In which the holiest--and most crotchety--of all Buzz contributors upends further mistruths about his kind (angels), but first accuses The Buzz managing editor of being a 'tyrant with a god complex'. Yup, it's a pretty standard Tuesday around here.


By Sagnessagiel


Lately the esteemed editor of The Buzz, a person who I have the upmost respect for despite our frequent spats over syntax, grammar and punctuation, someone who, I’m sure, is very nice outside the office and who, I’m willing to admit, I might have wrongly accused of being a tyrant with a god complex, has been demanding that I provide some details as to what we typical, rank and file, overworked and underappreciated worker bee angels look like. The editor feels that since I had no qualms about busting his eighty-year-old grandmother’s belief that angels have wings, that I should be equally unhesitant to let it be known that I and the vast majority of my compadres bear no resemblance to strapping young men with broad shoulders and flowing manes of curly golden hair. 

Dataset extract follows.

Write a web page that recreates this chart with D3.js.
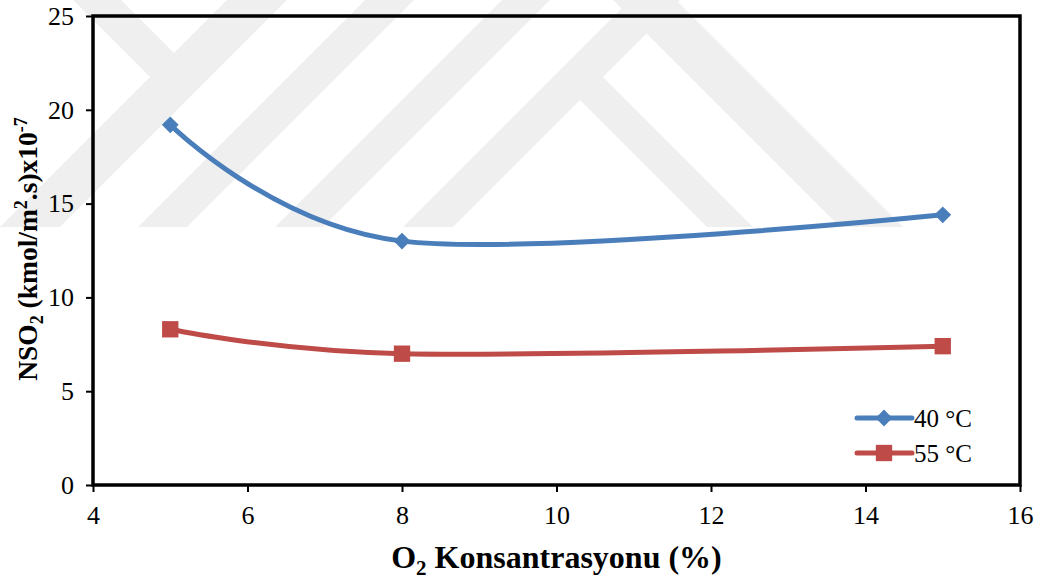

If it makes him happy, I have no problem admitting that I wish I had a case of Two Hearted for every time I was told that I’m the spitting image of Yogi Berra, that my buddy Cameal bears an uncanny resemblance to Don Mossi and that Manakel is a carbon copy of Gates Brown. I could give more examples but I think you get the picture. Obviously back when the Old Man was designing His angelic legions, he didn’t feel that we common angels, the ones who get dirty in the trenches, the ones who draw all the crummy assignments and who tirelessly perform their duties without ever getting so much as an atta-boy or a thank you, needed to be blessed with good looks. The archangels on the other hand…well, I’m sure you‘ve seen those shirtless, taut-muscled, dreamy young lads with bedroom eyes and pouting lips who grace the pages of Calvin Klein magazine advertisements. 


I realize I’m being a bit snarky but I just got back from music practice where I was again berated in front of the entire choir for my “lack of enthusiasm” and for my “ghastly, stone-fingered” harp playing. While I’ve never been a virtuoso on the concert harp, (it’s hard to hit the right notes when you have fingers the size and general thickness of sausages), my inherent honesty forces me to admit that my enthusiasm for playing that horrid instrument has indeed been on the wane ever since Sonny Boy Williamson began teaching me how to play the blues harp.

I ran into Sonny Boy quite by accident. I was on my way to get some pointers from Mozart when I took a wrong turn and instead of arriving in the eighth hall of the twelfth heaven, the residence of the classical composers, I ended up in eighth/thirteenth, the section of heaven where all the great blues and jazz legends are spending eternity. The eighth/thirteenth is unlike any other section of heaven. It might best be described as a cross between the World Showcase section of Disney World and a Hollywood back lot. One minute you’re walking down an exact replica of Beal Street in Memphis and the next you’re hanging out with Charlie Parker on a street corner in Old Chicago. There’s even a reconstruction of the famous crossroads of Routes 61 and 49, the place where, legend has it, Robert Johnson sold his soul to the devil in exchange for the ability to play the blues. (Robert plays in a juke joint up here every third Sunday so that’s another myth can finally be put to rest. Hopefully the editor’s grandmother won’t have an issue with that.)

Lately I’ve been going to the eighth/thirteenth whenever my ungodly busy schedule permits and I’ve

been fortunate to have met and jammed with a number of the great ones. When I’m blowing hot on that blues harp I forget all about my cares and woes. My problems with editors and music instructors magically disappear, and I couldn’t care less that I look more like a Notre Dame gargoyle than a Reuben’s cherub, or that the Old Man rarely calls me by the right name.

Come to think of it I think it would probably do me a world of good right now if I pulled that harpoon out of my dirty red bandanna.

Play the blues, Sagnessagiel. Play the blues.